Required task: Each line of the listing must be transcribed exactly, except for the images, which should be excluded.

Source data:

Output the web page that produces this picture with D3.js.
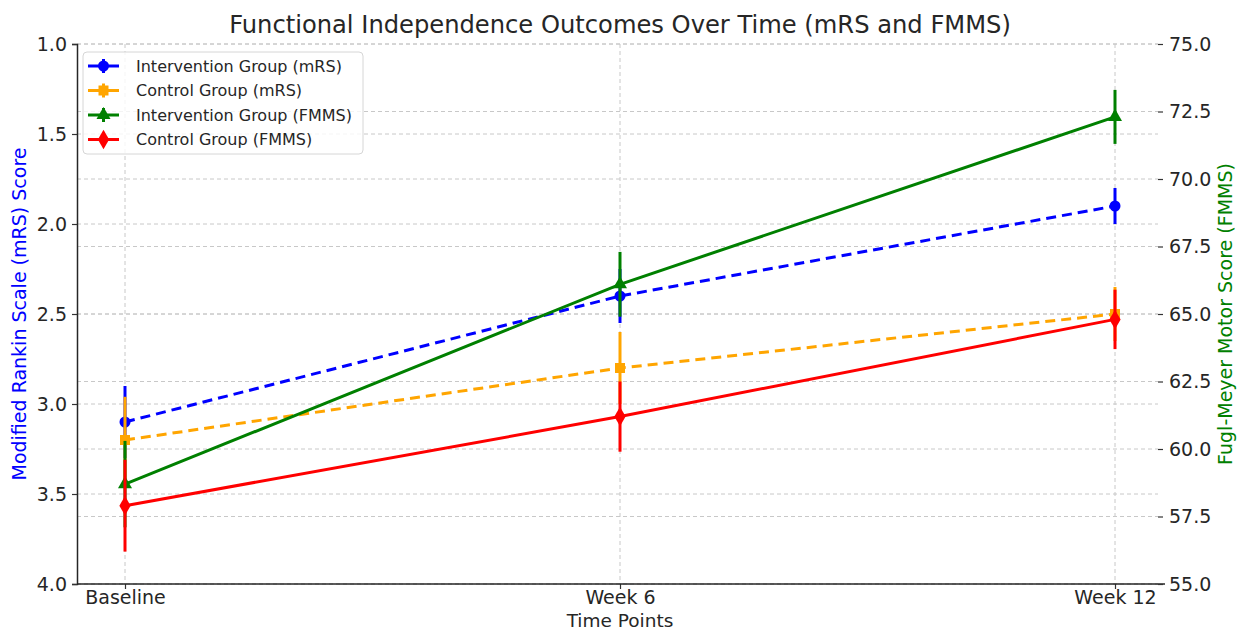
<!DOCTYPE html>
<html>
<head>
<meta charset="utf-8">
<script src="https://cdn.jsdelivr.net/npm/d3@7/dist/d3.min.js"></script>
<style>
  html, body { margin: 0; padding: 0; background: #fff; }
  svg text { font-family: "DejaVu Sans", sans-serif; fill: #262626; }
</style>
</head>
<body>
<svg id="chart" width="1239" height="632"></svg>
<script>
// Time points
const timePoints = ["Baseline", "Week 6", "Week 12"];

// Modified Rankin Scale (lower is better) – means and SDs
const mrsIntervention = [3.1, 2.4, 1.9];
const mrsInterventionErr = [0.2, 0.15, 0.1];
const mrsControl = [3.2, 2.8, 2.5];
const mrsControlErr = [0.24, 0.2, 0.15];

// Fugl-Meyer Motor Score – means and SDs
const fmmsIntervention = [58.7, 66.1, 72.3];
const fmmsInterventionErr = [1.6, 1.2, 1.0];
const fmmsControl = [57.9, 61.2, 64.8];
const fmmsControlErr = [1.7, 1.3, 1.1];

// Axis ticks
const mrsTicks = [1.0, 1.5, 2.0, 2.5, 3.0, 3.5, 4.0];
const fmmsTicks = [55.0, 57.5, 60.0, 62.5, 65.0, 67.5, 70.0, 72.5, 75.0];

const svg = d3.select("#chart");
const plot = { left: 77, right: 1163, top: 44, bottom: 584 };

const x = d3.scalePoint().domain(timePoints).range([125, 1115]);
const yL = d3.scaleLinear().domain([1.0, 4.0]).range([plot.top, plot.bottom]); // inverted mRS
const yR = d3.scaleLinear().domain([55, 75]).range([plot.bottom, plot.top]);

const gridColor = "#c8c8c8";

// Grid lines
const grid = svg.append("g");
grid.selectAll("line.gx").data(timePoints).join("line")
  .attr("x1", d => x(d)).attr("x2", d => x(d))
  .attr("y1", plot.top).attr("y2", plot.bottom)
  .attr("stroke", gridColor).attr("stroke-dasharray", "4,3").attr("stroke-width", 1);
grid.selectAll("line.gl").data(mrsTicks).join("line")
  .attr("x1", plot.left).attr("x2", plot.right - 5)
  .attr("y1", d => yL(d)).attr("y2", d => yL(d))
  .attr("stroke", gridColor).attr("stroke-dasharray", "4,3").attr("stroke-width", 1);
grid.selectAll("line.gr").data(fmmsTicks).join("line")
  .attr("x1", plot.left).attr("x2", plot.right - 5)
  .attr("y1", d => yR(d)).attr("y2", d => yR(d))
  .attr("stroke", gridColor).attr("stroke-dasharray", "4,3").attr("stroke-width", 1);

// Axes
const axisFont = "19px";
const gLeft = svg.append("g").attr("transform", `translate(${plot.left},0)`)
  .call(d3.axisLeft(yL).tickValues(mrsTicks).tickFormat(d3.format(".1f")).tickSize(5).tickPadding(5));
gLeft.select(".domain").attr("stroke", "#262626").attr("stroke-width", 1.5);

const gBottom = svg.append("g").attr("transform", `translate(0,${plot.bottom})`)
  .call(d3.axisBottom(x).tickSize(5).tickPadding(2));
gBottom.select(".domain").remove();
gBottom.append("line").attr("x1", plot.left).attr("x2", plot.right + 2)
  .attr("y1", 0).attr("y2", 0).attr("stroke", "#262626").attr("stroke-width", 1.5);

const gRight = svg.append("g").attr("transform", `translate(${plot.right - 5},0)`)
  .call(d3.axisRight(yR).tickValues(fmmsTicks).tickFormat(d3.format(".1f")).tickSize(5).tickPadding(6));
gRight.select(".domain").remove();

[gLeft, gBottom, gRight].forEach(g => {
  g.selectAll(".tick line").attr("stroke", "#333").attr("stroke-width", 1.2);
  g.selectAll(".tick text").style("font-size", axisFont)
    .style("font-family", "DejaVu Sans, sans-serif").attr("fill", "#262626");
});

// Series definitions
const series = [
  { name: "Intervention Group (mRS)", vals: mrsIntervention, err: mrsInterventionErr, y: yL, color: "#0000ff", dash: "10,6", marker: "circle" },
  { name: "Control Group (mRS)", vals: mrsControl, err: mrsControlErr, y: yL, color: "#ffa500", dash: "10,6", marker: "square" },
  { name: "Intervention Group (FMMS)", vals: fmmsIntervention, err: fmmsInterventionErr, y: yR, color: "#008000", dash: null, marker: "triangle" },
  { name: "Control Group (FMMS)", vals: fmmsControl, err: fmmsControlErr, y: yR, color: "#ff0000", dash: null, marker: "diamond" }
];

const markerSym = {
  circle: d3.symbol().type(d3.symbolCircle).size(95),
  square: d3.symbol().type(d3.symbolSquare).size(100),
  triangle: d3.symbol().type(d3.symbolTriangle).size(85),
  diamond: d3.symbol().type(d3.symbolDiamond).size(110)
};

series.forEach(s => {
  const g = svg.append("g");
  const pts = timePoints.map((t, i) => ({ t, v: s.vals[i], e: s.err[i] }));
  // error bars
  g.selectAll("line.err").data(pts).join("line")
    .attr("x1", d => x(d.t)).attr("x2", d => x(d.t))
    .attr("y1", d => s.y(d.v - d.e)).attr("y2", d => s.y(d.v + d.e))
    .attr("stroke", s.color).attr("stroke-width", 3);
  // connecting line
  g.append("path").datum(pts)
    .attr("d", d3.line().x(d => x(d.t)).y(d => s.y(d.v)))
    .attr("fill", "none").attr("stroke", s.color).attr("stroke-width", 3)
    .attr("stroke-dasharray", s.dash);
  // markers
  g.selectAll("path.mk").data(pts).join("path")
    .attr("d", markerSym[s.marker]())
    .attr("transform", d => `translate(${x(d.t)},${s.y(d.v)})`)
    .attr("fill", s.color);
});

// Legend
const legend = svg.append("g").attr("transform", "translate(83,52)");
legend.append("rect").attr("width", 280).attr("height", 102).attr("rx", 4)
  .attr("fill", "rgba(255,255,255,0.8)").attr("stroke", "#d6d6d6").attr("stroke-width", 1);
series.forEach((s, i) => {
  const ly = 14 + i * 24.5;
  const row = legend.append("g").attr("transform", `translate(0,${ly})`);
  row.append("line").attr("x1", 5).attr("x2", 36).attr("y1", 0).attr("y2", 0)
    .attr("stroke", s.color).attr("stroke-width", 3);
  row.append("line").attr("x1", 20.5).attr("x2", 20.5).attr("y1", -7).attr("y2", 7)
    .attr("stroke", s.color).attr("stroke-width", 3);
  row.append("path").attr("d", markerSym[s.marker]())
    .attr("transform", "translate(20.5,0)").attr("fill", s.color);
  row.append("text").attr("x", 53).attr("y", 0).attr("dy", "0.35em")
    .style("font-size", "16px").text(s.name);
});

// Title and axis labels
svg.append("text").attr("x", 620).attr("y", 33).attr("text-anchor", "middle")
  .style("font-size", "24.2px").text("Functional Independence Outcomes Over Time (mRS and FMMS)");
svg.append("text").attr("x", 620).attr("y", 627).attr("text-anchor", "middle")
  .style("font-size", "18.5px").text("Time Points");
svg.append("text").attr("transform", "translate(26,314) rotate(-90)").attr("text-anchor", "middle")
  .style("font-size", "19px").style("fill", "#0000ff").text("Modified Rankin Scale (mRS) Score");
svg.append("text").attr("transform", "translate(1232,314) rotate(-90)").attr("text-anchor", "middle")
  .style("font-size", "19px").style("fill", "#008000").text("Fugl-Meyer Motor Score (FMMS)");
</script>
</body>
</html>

Response for this exercise:
Output the web page that produces this picture with D3.js.
<!DOCTYPE html>
<html>
<head>
<meta charset="utf-8">
<script src="https://cdn.jsdelivr.net/npm/d3@7/dist/d3.min.js"></script>
<style>
  html, body { margin: 0; padding: 0; background: #fff; }
  svg text { font-family: "DejaVu Sans", sans-serif; fill: #262626; }
</style>
</head>
<body>
<svg id="chart" width="1239" height="632"></svg>
<script>
// Time points
const timePoints = ["Baseline", "Week 6", "Week 12"];

// Modified Rankin Scale (lower is better) – means and SDs
const mrsIntervention = [3.1, 2.4, 1.9];
const mrsInterventionErr = [0.2, 0.15, 0.1];
const mrsControl = [3.2, 2.8, 2.5];
const mrsControlErr = [0.24, 0.2, 0.15];

// Fugl-Meyer Motor Score – means and SDs
const fmmsIntervention = [58.7, 66.1, 72.3];
const fmmsInterventionErr = [1.6, 1.2, 1.0];
const fmmsControl = [57.9, 61.2, 64.8];
const fmmsControlErr = [1.7, 1.3, 1.1];

// Axis ticks
const mrsTicks = [1.0, 1.5, 2.0, 2.5, 3.0, 3.5, 4.0];
const fmmsTicks = [55.0, 57.5, 60.0, 62.5, 65.0, 67.5, 70.0, 72.5, 75.0];

const svg = d3.select("#chart");
const plot = { left: 77, right: 1163, top: 44, bottom: 584 };

const x = d3.scalePoint().domain(timePoints).range([125, 1115]);
const yL = d3.scaleLinear().domain([1.0, 4.0]).range([plot.top, plot.bottom]); // inverted mRS
const yR = d3.scaleLinear().domain([55, 75]).range([plot.bottom, plot.top]);

const gridColor = "#c8c8c8";

// Grid lines
const grid = svg.append("g");
grid.selectAll("line.gx").data(timePoints).join("line")
  .attr("x1", d => x(d)).attr("x2", d => x(d))
  .attr("y1", plot.top).attr("y2", plot.bottom)
  .attr("stroke", gridColor).attr("stroke-dasharray", "4,3").attr("stroke-width", 1);
grid.selectAll("line.gl").data(mrsTicks).join("line")
  .attr("x1", plot.left).attr("x2", plot.right - 5)
  .attr("y1", d => yL(d)).attr("y2", d => yL(d))
  .attr("stroke", gridColor).attr("stroke-dasharray", "4,3").attr("stroke-width", 1);
grid.selectAll("line.gr").data(fmmsTicks).join("line")
  .attr("x1", plot.left).attr("x2", plot.right - 5)
  .attr("y1", d => yR(d)).attr("y2", d => yR(d))
  .attr("stroke", gridColor).attr("stroke-dasharray", "4,3").attr("stroke-width", 1);

// Axes
const axisFont = "19px";
const gLeft = svg.append("g").attr("transform", `translate(${plot.left},0)`)
  .call(d3.axisLeft(yL).tickValues(mrsTicks).tickFormat(d3.format(".1f")).tickSize(5).tickPadding(5));
gLeft.select(".domain").attr("stroke", "#262626").attr("stroke-width", 1.5);

const gBottom = svg.append("g").attr("transform", `translate(0,${plot.bottom})`)
  .call(d3.axisBottom(x).tickSize(5).tickPadding(2));
gBottom.select(".domain").remove();
gBottom.append("line").attr("x1", plot.left).attr("x2", plot.right + 2)
  .attr("y1", 0).attr("y2", 0).attr("stroke", "#262626").attr("stroke-width", 1.5);

const gRight = svg.append("g").attr("transform", `translate(${plot.right - 5},0)`)
  .call(d3.axisRight(yR).tickValues(fmmsTicks).tickFormat(d3.format(".1f")).tickSize(5).tickPadding(6));
gRight.select(".domain").remove();

[gLeft, gBottom, gRight].forEach(g => {
  g.selectAll(".tick line").attr("stroke", "#333").attr("stroke-width", 1.2);
  g.selectAll(".tick text").style("font-size", axisFont)
    .style("font-family", "DejaVu Sans, sans-serif").attr("fill", "#262626");
});

// Series definitions
const series = [
  { name: "Intervention Group (mRS)", vals: mrsIntervention, err: mrsInterventionErr, y: yL, color: "#0000ff", dash: "10,6", marker: "circle" },
  { name: "Control Group (mRS)", vals: mrsControl, err: mrsControlErr, y: yL, color: "#ffa500", dash: "10,6", marker: "square" },
  { name: "Intervention Group (FMMS)", vals: fmmsIntervention, err: fmmsInterventionErr, y: yR, color: "#008000", dash: null, marker: "triangle" },
  { name: "Control Group (FMMS)", vals: fmmsControl, err: fmmsControlErr, y: yR, color: "#ff0000", dash: null, marker: "diamond" }
];

const markerSym = {
  circle: d3.symbol().type(d3.symbolCircle).size(95),
  square: d3.symbol().type(d3.symbolSquare).size(100),
  triangle: d3.symbol().type(d3.symbolTriangle).size(85),
  diamond: d3.symbol().type(d3.symbolDiamond).size(110)
};

series.forEach(s => {
  const g = svg.append("g");
  const pts = timePoints.map((t, i) => ({ t, v: s.vals[i], e: s.err[i] }));
  // error bars
  g.selectAll("line.err").data(pts).join("line")
    .attr("x1", d => x(d.t)).attr("x2", d => x(d.t))
    .attr("y1", d => s.y(d.v - d.e)).attr("y2", d => s.y(d.v + d.e))
    .attr("stroke", s.color).attr("stroke-width", 3);
  // connecting line
  g.append("path").datum(pts)
    .attr("d", d3.line().x(d => x(d.t)).y(d => s.y(d.v)))
    .attr("fill", "none").attr("stroke", s.color).attr("stroke-width", 3)
    .attr("stroke-dasharray", s.dash);
  // markers
  g.selectAll("path.mk").data(pts).join("path")
    .attr("d", markerSym[s.marker]())
    .attr("transform", d => `translate(${x(d.t)},${s.y(d.v)})`)
    .attr("fill", s.color);
});

// Legend
const legend = svg.append("g").attr("transform", "translate(83,52)");
legend.append("rect").attr("width", 280).attr("height", 102).attr("rx", 4)
  .attr("fill", "rgba(255,255,255,0.8)").attr("stroke", "#d6d6d6").attr("stroke-width", 1);
series.forEach((s, i) => {
  const ly = 14 + i * 24.5;
  const row = legend.append("g").attr("transform", `translate(0,${ly})`);
  row.append("line").attr("x1", 5).attr("x2", 36).attr("y1", 0).attr("y2", 0)
    .attr("stroke", s.color).attr("stroke-width", 3);
  row.append("line").attr("x1", 20.5).attr("x2", 20.5).attr("y1", -7).attr("y2", 7)
    .attr("stroke", s.color).attr("stroke-width", 3);
  row.append("path").attr("d", markerSym[s.marker]())
    .attr("transform", "translate(20.5,0)").attr("fill", s.color);
  row.append("text").attr("x", 53).attr("y", 0).attr("dy", "0.35em")
    .style("font-size", "16px").text(s.name);
});

// Title and axis labels
svg.append("text").attr("x", 620).attr("y", 33).attr("text-anchor", "middle")
  .style("font-size", "24.2px").text("Functional Independence Outcomes Over Time (mRS and FMMS)");
svg.append("text").attr("x", 620).attr("y", 627).attr("text-anchor", "middle")
  .style("font-size", "18.5px").text("Time Points");
svg.append("text").attr("transform", "translate(26,314) rotate(-90)").attr("text-anchor", "middle")
  .style("font-size", "19px").style("fill", "#0000ff").text("Modified Rankin Scale (mRS) Score");
svg.append("text").attr("transform", "translate(1232,314) rotate(-90)").attr("text-anchor", "middle")
  .style("font-size", "19px").style("fill", "#008000").text("Fugl-Meyer Motor Score (FMMS)");
</script>
</body>
</html>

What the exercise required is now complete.